**Source excerpt:**
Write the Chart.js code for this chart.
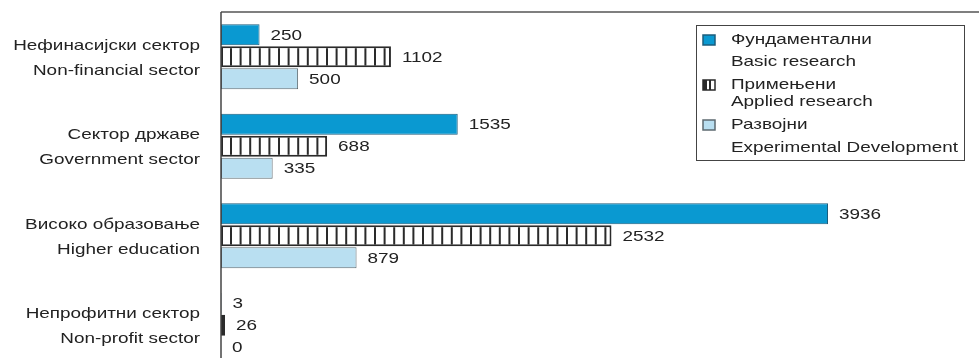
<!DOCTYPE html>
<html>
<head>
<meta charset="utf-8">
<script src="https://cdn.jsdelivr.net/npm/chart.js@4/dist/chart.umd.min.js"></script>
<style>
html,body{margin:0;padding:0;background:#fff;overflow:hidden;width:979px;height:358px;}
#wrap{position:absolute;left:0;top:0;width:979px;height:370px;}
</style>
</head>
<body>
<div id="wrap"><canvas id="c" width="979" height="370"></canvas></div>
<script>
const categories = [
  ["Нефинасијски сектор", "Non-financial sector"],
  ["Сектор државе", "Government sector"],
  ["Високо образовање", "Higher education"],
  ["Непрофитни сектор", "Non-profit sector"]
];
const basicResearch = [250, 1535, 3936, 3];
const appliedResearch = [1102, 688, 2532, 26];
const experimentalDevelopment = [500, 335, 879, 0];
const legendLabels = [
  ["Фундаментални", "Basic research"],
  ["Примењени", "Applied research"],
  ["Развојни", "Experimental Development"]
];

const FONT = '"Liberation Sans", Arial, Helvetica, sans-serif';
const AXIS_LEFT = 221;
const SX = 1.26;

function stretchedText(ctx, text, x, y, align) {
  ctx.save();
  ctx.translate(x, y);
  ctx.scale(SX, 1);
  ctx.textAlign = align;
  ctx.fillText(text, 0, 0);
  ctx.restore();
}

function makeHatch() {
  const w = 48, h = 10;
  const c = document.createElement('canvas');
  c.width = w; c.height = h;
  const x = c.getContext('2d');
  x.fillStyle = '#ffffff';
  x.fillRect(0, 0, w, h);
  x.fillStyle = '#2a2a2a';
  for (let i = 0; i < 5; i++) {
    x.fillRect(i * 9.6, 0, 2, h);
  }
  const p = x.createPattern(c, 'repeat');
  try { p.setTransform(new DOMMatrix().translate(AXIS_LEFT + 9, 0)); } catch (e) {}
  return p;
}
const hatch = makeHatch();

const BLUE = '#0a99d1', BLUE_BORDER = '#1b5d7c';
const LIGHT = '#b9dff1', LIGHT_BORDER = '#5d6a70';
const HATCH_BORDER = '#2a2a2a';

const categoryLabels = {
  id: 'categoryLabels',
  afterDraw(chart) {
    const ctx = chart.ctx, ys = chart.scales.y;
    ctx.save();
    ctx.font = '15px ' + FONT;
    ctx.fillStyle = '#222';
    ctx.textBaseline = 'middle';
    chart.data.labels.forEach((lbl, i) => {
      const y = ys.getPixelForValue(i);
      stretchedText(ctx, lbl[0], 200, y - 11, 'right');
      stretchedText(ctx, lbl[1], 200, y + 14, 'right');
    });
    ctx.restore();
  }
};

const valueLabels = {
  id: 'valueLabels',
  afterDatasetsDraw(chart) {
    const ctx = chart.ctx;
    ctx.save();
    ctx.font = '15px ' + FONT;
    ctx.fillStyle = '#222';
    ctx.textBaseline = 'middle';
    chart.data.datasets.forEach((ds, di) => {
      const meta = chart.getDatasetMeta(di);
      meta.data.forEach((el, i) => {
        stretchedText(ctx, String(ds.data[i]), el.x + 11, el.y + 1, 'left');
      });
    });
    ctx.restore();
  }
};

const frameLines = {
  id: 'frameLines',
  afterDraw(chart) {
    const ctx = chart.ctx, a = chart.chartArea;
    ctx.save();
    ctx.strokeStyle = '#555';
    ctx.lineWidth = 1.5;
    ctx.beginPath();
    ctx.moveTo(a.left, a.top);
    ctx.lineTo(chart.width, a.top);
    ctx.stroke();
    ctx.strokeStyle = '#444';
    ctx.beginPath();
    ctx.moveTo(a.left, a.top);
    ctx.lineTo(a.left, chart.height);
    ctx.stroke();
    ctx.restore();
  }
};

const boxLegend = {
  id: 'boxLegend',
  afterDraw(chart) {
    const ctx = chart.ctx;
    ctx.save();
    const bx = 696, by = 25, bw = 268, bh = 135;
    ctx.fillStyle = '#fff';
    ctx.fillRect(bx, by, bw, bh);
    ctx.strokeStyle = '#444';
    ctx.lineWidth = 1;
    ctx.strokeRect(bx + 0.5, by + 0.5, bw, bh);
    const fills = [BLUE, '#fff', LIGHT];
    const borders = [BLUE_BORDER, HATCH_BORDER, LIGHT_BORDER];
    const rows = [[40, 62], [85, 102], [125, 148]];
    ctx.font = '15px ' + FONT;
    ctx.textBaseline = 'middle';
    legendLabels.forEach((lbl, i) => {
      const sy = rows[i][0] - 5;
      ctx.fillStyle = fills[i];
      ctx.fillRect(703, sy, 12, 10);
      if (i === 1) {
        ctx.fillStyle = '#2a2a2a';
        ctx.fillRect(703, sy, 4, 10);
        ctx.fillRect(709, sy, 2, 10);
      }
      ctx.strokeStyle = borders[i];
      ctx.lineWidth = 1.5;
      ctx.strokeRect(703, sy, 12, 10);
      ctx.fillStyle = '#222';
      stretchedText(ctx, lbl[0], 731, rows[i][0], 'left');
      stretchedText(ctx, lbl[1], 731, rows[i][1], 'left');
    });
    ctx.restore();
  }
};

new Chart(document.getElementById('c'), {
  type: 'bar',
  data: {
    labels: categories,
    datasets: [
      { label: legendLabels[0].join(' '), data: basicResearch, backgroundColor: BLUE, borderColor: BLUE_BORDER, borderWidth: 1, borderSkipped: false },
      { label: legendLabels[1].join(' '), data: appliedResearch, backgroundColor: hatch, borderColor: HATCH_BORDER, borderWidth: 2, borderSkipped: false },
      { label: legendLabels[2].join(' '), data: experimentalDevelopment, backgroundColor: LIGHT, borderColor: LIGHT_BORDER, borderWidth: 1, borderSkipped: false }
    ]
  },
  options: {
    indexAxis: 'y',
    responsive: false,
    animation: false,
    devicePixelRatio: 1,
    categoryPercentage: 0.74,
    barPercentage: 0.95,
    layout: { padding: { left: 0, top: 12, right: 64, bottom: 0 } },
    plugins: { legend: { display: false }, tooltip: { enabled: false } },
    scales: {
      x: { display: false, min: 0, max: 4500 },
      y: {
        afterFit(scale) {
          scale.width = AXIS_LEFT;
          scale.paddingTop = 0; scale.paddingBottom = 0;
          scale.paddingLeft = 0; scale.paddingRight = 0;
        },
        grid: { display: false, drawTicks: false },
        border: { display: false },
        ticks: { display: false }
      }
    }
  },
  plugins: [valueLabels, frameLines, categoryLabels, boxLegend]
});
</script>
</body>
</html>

**Exercise objective:** All of the material above should be reproduced exactly, except the pictures.

**Finished task:**
Write the Chart.js code for this chart.
<!DOCTYPE html>
<html>
<head>
<meta charset="utf-8">
<script src="https://cdn.jsdelivr.net/npm/chart.js@4/dist/chart.umd.min.js"></script>
<style>
html,body{margin:0;padding:0;background:#fff;overflow:hidden;width:979px;height:358px;}
#wrap{position:absolute;left:0;top:0;width:979px;height:370px;}
</style>
</head>
<body>
<div id="wrap"><canvas id="c" width="979" height="370"></canvas></div>
<script>
const categories = [
  ["Нефинасијски сектор", "Non-financial sector"],
  ["Сектор државе", "Government sector"],
  ["Високо образовање", "Higher education"],
  ["Непрофитни сектор", "Non-profit sector"]
];
const basicResearch = [250, 1535, 3936, 3];
const appliedResearch = [1102, 688, 2532, 26];
const experimentalDevelopment = [500, 335, 879, 0];
const legendLabels = [
  ["Фундаментални", "Basic research"],
  ["Примењени", "Applied research"],
  ["Развојни", "Experimental Development"]
];

const FONT = '"Liberation Sans", Arial, Helvetica, sans-serif';
const AXIS_LEFT = 221;
const SX = 1.26;

function stretchedText(ctx, text, x, y, align) {
  ctx.save();
  ctx.translate(x, y);
  ctx.scale(SX, 1);
  ctx.textAlign = align;
  ctx.fillText(text, 0, 0);
  ctx.restore();
}

function makeHatch() {
  const w = 48, h = 10;
  const c = document.createElement('canvas');
  c.width = w; c.height = h;
  const x = c.getContext('2d');
  x.fillStyle = '#ffffff';
  x.fillRect(0, 0, w, h);
  x.fillStyle = '#2a2a2a';
  for (let i = 0; i < 5; i++) {
    x.fillRect(i * 9.6, 0, 2, h);
  }
  const p = x.createPattern(c, 'repeat');
  try { p.setTransform(new DOMMatrix().translate(AXIS_LEFT + 9, 0)); } catch (e) {}
  return p;
}
const hatch = makeHatch();

const BLUE = '#0a99d1', BLUE_BORDER = '#1b5d7c';
const LIGHT = '#b9dff1', LIGHT_BORDER = '#5d6a70';
const HATCH_BORDER = '#2a2a2a';

const categoryLabels = {
  id: 'categoryLabels',
  afterDraw(chart) {
    const ctx = chart.ctx, ys = chart.scales.y;
    ctx.save();
    ctx.font = '15px ' + FONT;
    ctx.fillStyle = '#222';
    ctx.textBaseline = 'middle';
    chart.data.labels.forEach((lbl, i) => {
      const y = ys.getPixelForValue(i);
      stretchedText(ctx, lbl[0], 200, y - 11, 'right');
      stretchedText(ctx, lbl[1], 200, y + 14, 'right');
    });
    ctx.restore();
  }
};

const valueLabels = {
  id: 'valueLabels',
  afterDatasetsDraw(chart) {
    const ctx = chart.ctx;
    ctx.save();
    ctx.font = '15px ' + FONT;
    ctx.fillStyle = '#222';
    ctx.textBaseline = 'middle';
    chart.data.datasets.forEach((ds, di) => {
      const meta = chart.getDatasetMeta(di);
      meta.data.forEach((el, i) => {
        stretchedText(ctx, String(ds.data[i]), el.x + 11, el.y + 1, 'left');
      });
    });
    ctx.restore();
  }
};

const frameLines = {
  id: 'frameLines',
  afterDraw(chart) {
    const ctx = chart.ctx, a = chart.chartArea;
    ctx.save();
    ctx.strokeStyle = '#555';
    ctx.lineWidth = 1.5;
    ctx.beginPath();
    ctx.moveTo(a.left, a.top);
    ctx.lineTo(chart.width, a.top);
    ctx.stroke();
    ctx.strokeStyle = '#444';
    ctx.beginPath();
    ctx.moveTo(a.left, a.top);
    ctx.lineTo(a.left, chart.height);
    ctx.stroke();
    ctx.restore();
  }
};

const boxLegend = {
  id: 'boxLegend',
  afterDraw(chart) {
    const ctx = chart.ctx;
    ctx.save();
    const bx = 696, by = 25, bw = 268, bh = 135;
    ctx.fillStyle = '#fff';
    ctx.fillRect(bx, by, bw, bh);
    ctx.strokeStyle = '#444';
    ctx.lineWidth = 1;
    ctx.strokeRect(bx + 0.5, by + 0.5, bw, bh);
    const fills = [BLUE, '#fff', LIGHT];
    const borders = [BLUE_BORDER, HATCH_BORDER, LIGHT_BORDER];
    const rows = [[40, 62], [85, 102], [125, 148]];
    ctx.font = '15px ' + FONT;
    ctx.textBaseline = 'middle';
    legendLabels.forEach((lbl, i) => {
      const sy = rows[i][0] - 5;
      ctx.fillStyle = fills[i];
      ctx.fillRect(703, sy, 12, 10);
      if (i === 1) {
        ctx.fillStyle = '#2a2a2a';
        ctx.fillRect(703, sy, 4, 10);
        ctx.fillRect(709, sy, 2, 10);
      }
      ctx.strokeStyle = borders[i];
      ctx.lineWidth = 1.5;
      ctx.strokeRect(703, sy, 12, 10);
      ctx.fillStyle = '#222';
      stretchedText(ctx, lbl[0], 731, rows[i][0], 'left');
      stretchedText(ctx, lbl[1], 731, rows[i][1], 'left');
    });
    ctx.restore();
  }
};

new Chart(document.getElementById('c'), {
  type: 'bar',
  data: {
    labels: categories,
    datasets: [
      { label: legendLabels[0].join(' '), data: basicResearch, backgroundColor: BLUE, borderColor: BLUE_BORDER, borderWidth: 1, borderSkipped: false },
      { label: legendLabels[1].join(' '), data: appliedResearch, backgroundColor: hatch, borderColor: HATCH_BORDER, borderWidth: 2, borderSkipped: false },
      { label: legendLabels[2].join(' '), data: experimentalDevelopment, backgroundColor: LIGHT, borderColor: LIGHT_BORDER, borderWidth: 1, borderSkipped: false }
    ]
  },
  options: {
    indexAxis: 'y',
    responsive: false,
    animation: false,
    devicePixelRatio: 1,
    categoryPercentage: 0.74,
    barPercentage: 0.95,
    layout: { padding: { left: 0, top: 12, right: 64, bottom: 0 } },
    plugins: { legend: { display: false }, tooltip: { enabled: false } },
    scales: {
      x: { display: false, min: 0, max: 4500 },
      y: {
        afterFit(scale) {
          scale.width = AXIS_LEFT;
          scale.paddingTop = 0; scale.paddingBottom = 0;
          scale.paddingLeft = 0; scale.paddingRight = 0;
        },
        grid: { display: false, drawTicks: false },
        border: { display: false },
        ticks: { display: false }
      }
    }
  },
  plugins: [valueLabels, frameLines, categoryLabels, boxLegend]
});
</script>
</body>
</html>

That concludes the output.